Ein weiterer, übergreifender Kritikpunkt betrifft die Quellenauswahl: Die Aktenbestände der Frontstäbe des Feldheeres wurden ohne nähere Begründung nur als "Ersatz- und Ergänzungsüberlieferung" (18) eingestuft, was dazu geführt hat, dass lediglich etwas mehr als zwei Dutzend Akten von Armee-, Korps- und Divisionsstäben herangezogen wurden. Das Handeln dieser maßgeblichen Zwischeninstanzen bleibt daher weitgehend im Dunkeln. So handelt z. B. das Kapitel über den Disziplinierungsterror des Regimes (III.3.c.) fast ausschließlich von den scharfen Befehlen der höheren und höchsten Führung, während man über die Umsetzung dieser normativen Verfügungen in den Truppenverbänden und deren Rolle im "Endphasenterror" kaum etwas erfährt. Auch aufgrund der Quellenauswahl bleibt die Darstellung über weite Strecken eine "Geschichte von oben".

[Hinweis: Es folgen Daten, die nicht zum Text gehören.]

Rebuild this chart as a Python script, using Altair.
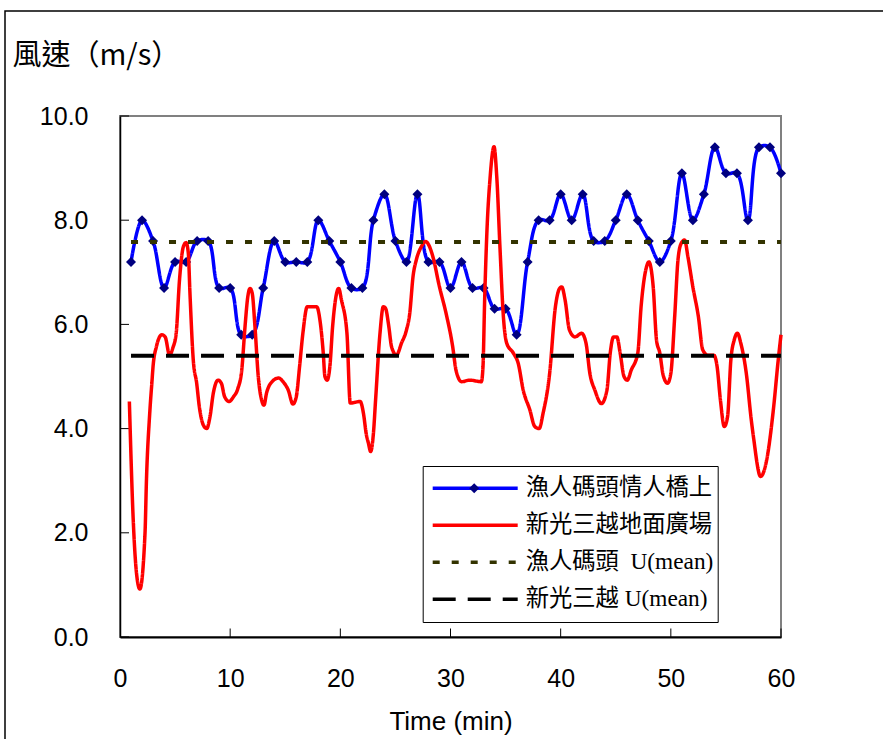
import altair as alt
import pandas as pd

# ---------------- data ----------------
minutes = list(range(1, 61))
bridge_speed = [7.2, 8.0, 7.6, 6.7, 7.2, 7.2, 7.6, 7.6, 6.7, 6.7,
                5.8, 5.8, 6.7, 7.6, 7.2, 7.2, 7.2, 8.0, 7.6, 7.2,
                6.7, 6.7, 8.0, 8.5, 7.6, 7.2, 8.5, 7.2, 7.2, 6.7,
                7.2, 6.7, 6.7, 6.3, 6.3, 5.8, 7.2, 8.0, 8.0, 8.5,
                8.0, 8.5, 7.6, 7.6, 8.0, 8.5, 8.0, 7.6, 7.2, 7.6,
                8.9, 8.0, 8.5, 9.4, 8.9, 8.9, 8.0, 9.4, 9.4, 8.9]

plaza_time = [0.85, 1.2, 1.5, 1.8, 2.27, 2.4, 2.7, 2.9, 3.0, 3.3,
              3.8, 4.1, 4.5, 4.8, 5.1, 5.4, 5.75, 6.0, 6.2, 6.35,
              6.65, 6.96, 7.2, 7.56, 7.87, 8.17, 8.47, 8.9, 9.2, 9.5,
              9.9, 10.3, 10.7, 11.05, 11.35, 11.6, 11.8, 12.0, 12.25, 12.55,
              12.85, 13.07, 13.3, 13.8, 14.4, 14.8, 15.27, 15.7, 16.0, 16.3,
              16.6, 17.0, 17.85, 18.15, 18.45, 18.6, 18.8, 19.05, 19.3, 19.6,
              19.85, 20.1, 20.6, 20.9, 21.8, 22.1, 22.35, 22.55, 22.75, 23.0,
              23.2, 23.6, 23.9, 24.1, 24.4, 24.65, 25.1, 25.55, 26.0, 26.3,
              26.6, 26.9, 27.35, 27.75, 28.1, 28.4, 29.0, 29.6, 30.2, 30.5,
              31.0, 31.75, 32.8, 32.95, 33.1, 33.3, 33.6, 33.95, 34.2, 34.5,
              34.8, 35.1, 35.7, 36.15, 36.6, 37.2, 37.65, 38.05, 38.4, 39.0,
              39.5, 39.9, 40.1, 40.4, 40.8, 41.3, 41.9, 42.3, 42.65, 43.1,
              43.7, 44.2, 44.5, 44.8, 45.1, 45.4, 45.75, 46.05, 46.4, 47.0,
              47.3, 47.8, 48.0, 48.4, 48.7, 49.0, 49.3, 49.7, 50.0, 50.35,
              50.65, 50.95, 51.25, 51.55, 52.0, 52.5, 52.9, 53.35, 53.9, 54.2,
              54.5, 54.85, 55.15, 55.45, 55.75, 56.05, 56.35, 56.85, 57.3, 57.5,
              58.15, 58.7, 59.3, 59.75, 60.0]
plaza_speed = [4.52, 2.25, 1.22, 0.92, 1.99, 3.0, 4.3, 4.9, 5.19, 5.57,
               5.80, 5.76, 5.41, 5.55, 5.83, 6.85, 7.49, 7.57, 7.37, 6.6,
               5.32, 4.87, 4.42, 4.07, 4.0, 4.23, 4.68, 4.93, 4.87, 4.61,
               4.52, 4.61, 4.77, 5.12, 5.96, 6.53, 6.69, 6.60, 5.96, 5.0,
               4.55, 4.45, 4.68, 4.90, 4.97, 4.90, 4.74, 4.47, 4.61, 5.19,
               5.83, 6.34, 6.34, 6.08, 5.45, 5.0, 4.93, 5.19, 5.96, 6.53,
               6.69, 6.47, 5.83, 4.49, 4.52, 4.29, 3.9, 3.72, 3.56, 3.9,
               4.55, 5.83, 6.34, 6.31, 5.96, 5.57, 5.41, 5.64, 5.89, 6.21,
               6.92, 7.24, 7.49, 7.59, 7.49, 7.30, 6.72, 6.21, 5.57, 5.12,
               4.90, 4.93, 4.90, 5.19, 6.47, 7.75, 8.83, 9.41, 8.83, 7.43,
               6.15, 5.64, 5.45, 5.25, 4.74, 4.36, 4.04, 4.0, 4.29, 5.06,
               6.3, 6.69, 6.72, 6.47, 5.89, 5.76, 5.83, 5.64, 5.06, 4.74,
               4.48, 4.74, 5.45, 5.76, 5.76, 5.45, 5.0, 4.93, 5.12, 5.45,
               6.34, 7.11, 7.20, 6.72, 5.70, 5.45, 5.03, 4.87, 5.06, 6.15,
               7.24, 7.56, 7.62, 7.30, 6.72, 6.15, 5.51, 5.41, 5.41, 5.19,
               4.55, 4.04, 4.23, 5.32, 5.70, 5.83, 5.64, 5.06, 4.17, 3.84,
               3.08, 3.40, 4.35, 5.32, 5.80]

mean_time = [1, 60]
bridge_mean = 7.58
plaza_mean = 5.4

x_tick_values = [0, 10, 20, 30, 40, 50, 60]
y_tick_values = [0, 2, 4, 6, 8, 10]

series_names = ["漁人碼頭情人橋上", "新光三越地面廣場",
                "漁人碼頭\u00a0 U(mean)", "新光三越 U(mean)"]
series_colors = ["#0000FF", "#FF0000", "#333300", "#000000"]
series_dashes = [[1, 0], [1, 0], [7, 12], [23, 12]]

# ---------------- tables ----------------
bridge_df = pd.DataFrame({"time": minutes, "speed": bridge_speed,
                          "series": series_names[0], "marker": "diamond"})
plaza_df = pd.DataFrame({"time": plaza_time, "speed": plaza_speed,
                         "series": series_names[1]})
mean_df = pd.DataFrame({
    "time": mean_time + mean_time,
    "speed": [bridge_mean] * 2 + [plaza_mean] * 2,
    "series": [series_names[2]] * 2 + [series_names[3]] * 2,
})
ytick_df = pd.DataFrame({"speed": y_tick_values})
xtick_df = pd.DataFrame({"time": x_tick_values[1:]})
frame_df = pd.DataFrame({"frame": [1]})

# ---------------- scales / axes ----------------
x_scale = alt.Scale(domain=[0, 60], nice=False, zero=False)
y_scale = alt.Scale(domain=[0, 10], nice=False)

x_axis = alt.Axis(values=x_tick_values, format="d", ticks=False, tickSize=0,
                  grid=False, labelFlush=False, labelPadding=29,
                  labelFont="Liberation Sans", labelFontSize=25, labelColor="black",
                  domainColor="black", domainWidth=2,
                  title="Time (min)", titleFont="Liberation Sans", titleFontSize=26,
                  titleFontWeight="normal", titleColor="black",
                  titleY=71, titleBaseline="top")
y_axis = alt.Axis(values=y_tick_values, format=".1f", ticks=False, tickSize=0,
                  grid=False, labelFlush=False, labelPadding=32,
                  labelFont="Liberation Sans", labelFontSize=25, labelColor="black",
                  domainColor="black", domainWidth=1.5,
                  title="風速（m/s）", titleAngle=0, titleAlign="left",
                  titleBaseline="middle", titleX=-108, titleY=-61,
                  titleFont="Noto Sans CJK TC", titleFontSize=29,
                  titleFontWeight="normal", titleColor="black")

legend_props = dict(orient="none", legendX=302.7, legendY=350, title=None,
                    direction="vertical", symbolType="stroke", symbolSize=7225,
                    symbolStrokeWidth=3.5, symbolOffset=4, padding=4,
                    clipHeight=36.3, rowPadding=0, labelOffset=6,
                    labelFont="Liberation Serif, Noto Sans CJK TC",
                    labelFontSize=23.3, labelColor="black", labelLimit=400,
                    fillColor="white", strokeColor="black")

color_enc = alt.Color("series:N",
                      scale=alt.Scale(domain=series_names, range=series_colors),
                      legend=alt.Legend(**legend_props))
dash_enc = alt.StrokeDash("series:N",
                          scale=alt.Scale(domain=series_names, range=series_dashes),
                          legend=alt.Legend(**legend_props))

X = alt.X("time:Q", scale=x_scale, axis=x_axis)
Y = alt.Y("speed:Q", scale=y_scale, axis=y_axis)

# ---------------- layers ----------------
frame = alt.Chart(frame_df).mark_rect(filled=False, stroke="black", strokeWidth=1.5).encode(
    x=alt.value(-115), x2=alt.value(800), y=alt.value(-105), y2=alt.value(700))

ytick_layer = alt.Chart(ytick_df).mark_rule(color="black", strokeWidth=1).encode(
    y=Y, x=alt.value(0), x2=alt.value(9))
xtick_layer = alt.Chart(xtick_df).mark_rule(color="black", strokeWidth=1).encode(
    x=X, y=alt.value(521), y2=alt.value(512.5))

bridge_line = alt.Chart(bridge_df).mark_line(strokeWidth=3.5, interpolate="catmull-rom").encode(
    x=X, y=Y, color=color_enc, strokeDash=dash_enc)
bridge_pts = alt.Chart(bridge_df).mark_point(filled=True, color="#000080", size=100, opacity=1).encode(
    x=X, y=Y,
    shape=alt.Shape("marker:N", scale=alt.Scale(domain=["diamond"], range=["diamond"]),
                    legend=alt.Legend(orient="none", legendX=348.2, legendY=354.15,
                                      title=None, labelExpr="''", symbolSize=100,
                                      symbolOffset=0, padding=0, clipHeight=36.3,
                                      labelOffset=0, labelFontSize=1,
                                      symbolFillColor="#000080",
                                      symbolStrokeColor="#000080")))
plaza_line = alt.Chart(plaza_df).mark_line(strokeWidth=3.5, interpolate="monotone").encode(
    x=X, y=Y, color=color_enc, strokeDash=dash_enc)
mean_lines = alt.Chart(mean_df).mark_line(strokeWidth=4).encode(
    x=X, y=Y, color=color_enc, strokeDash=dash_enc)

chart = alt.layer(
    frame, ytick_layer, xtick_layer, bridge_line, bridge_pts, plaza_line, mean_lines
).properties(
    width=661, height=521,
    autosize=alt.AutoSizeParams(type="none"),
    padding={"left": 120, "top": 116, "right": 102, "bottom": 102},
    background="white",
).configure_view(
    stroke="#808080", strokeWidth=2
)

chart.save("out.html", embed_options={"renderer": "svg", "actions": False})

Abgesehen von den genannten Einschränkungen liegt mit der Dissertation von Andreas Kunz eine instruktive, quellengesättigte Studie vor, die über das Handeln der obersten Führungsebenen, das innere Gefüge der Streitkräfte und die Rahmenbedingungen während des "Endkampfes" umfassend informiert.